Retired boxing world champion and MMA fighter Heather Hardy filed a lawsuit this week against Everlast and several other individuals involved in her career.
In short she alleges that after a career in prize fighting and ascending to the very top she was left broke and broken. Hardy summarizes her injuries and current status as follows:
- Today, Heather lives with chronic traumatic encephalopathy (CTE) and frontal
lobe damage. She has daily seizures, convulsions, and muscle spasms. Her vision is impaired,
she cannot sleep, she cannot read maps, and she frequently cannot distinguish right from left.
She suffers from debilitating anxiety, for which she takes medication. She is 43. - Heather supports herself at a subsistence level by coaching other boxers—at least
for a couple of hours a day, before her brain damage symptoms become incapacitating—at the
very Brooklyn gym that was her own professional haven for many years. Yet, in perhaps the
cruelest development among many, and despite being a former world champion boxer, she
cannot afford the kind of private health insurance that would give her even a minimally
appropriate level of treatment. Instead, she relies on Medicaid for whatever minimal treatment it
provides for her physical, neurological, and psychological symptoms
The lawsuit makes various allegations against the named Defendants arguing that they legally contributed to the harm she now lives with. None of the allegations have been proven in court and the Defendants have not yet filed their replies.

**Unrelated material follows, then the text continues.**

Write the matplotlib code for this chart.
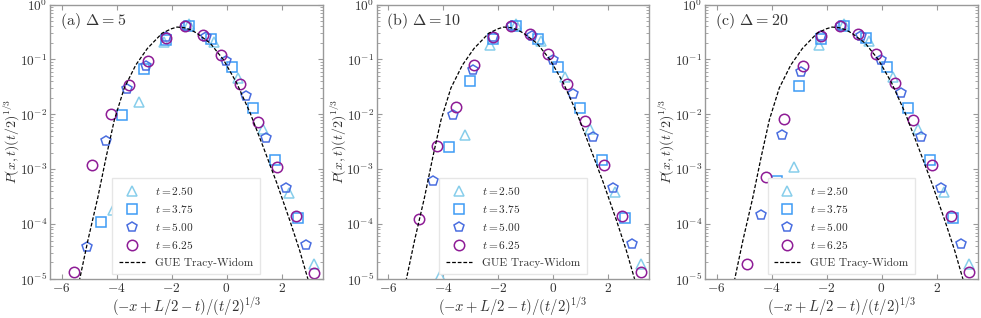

There are wide ranging allegations made in the Compliant. One that should be of particular interest to all combat sports gear manufacturers are the allegations against Everlast. Hardy alleges that they failed to adequately warn her of the shortcomings of combat sports protective gear, particularly that gloves and headgear do not prevent concussion and CTE.
Hardy alleges as follows:
After Ms. Hardy was signed to Everlast, she was
contractually required to do the following: (1) exclusively use Everlast boxing gloves for all of
her bouts; and (2) exclusively use Everlast boxing gloves and headgear when sparring and
training. The Everlast logo is featured prominently on the boxing gloves and headgear that
Ms. Hardy used between September 2019 and February 2023. In an ironic confession, Everlast
signed its own name on the head it promised to protect, but instead left to be pulverized for its
own profit.
…
- The Everlast Defendants knew or should have known of the substantial dangers
involved in the reasonably foreseeable use of the boxing gloves, including the risk of long-term
brain injuries caused by successive concussions. - The Everlast Defendants failed to provide necessary and adequate safety and
instructional materials and warnings of the risk and means available to reduce and/or minimize
the risk of concussive brain injuries while boxing or participating in MMA fights. - The Everlast Defendants failed to warn fighters, including Ms. Hardy (who was
contractually bound to use only Everlast gear for the latter part of her career), of the risk of longterm brain injury from repeated concussions so that the fighters could make an informed decision
on whether they should return to the ring after sustaining repeated punches to the head
The ABC Athletes Voice Committee (full disclosure I sit on this committee) has advocated that combat sports gear should have blunt warnings on headgear and gloves. Perhaps this litigation will be the motivation other manufacturers need to change their practices.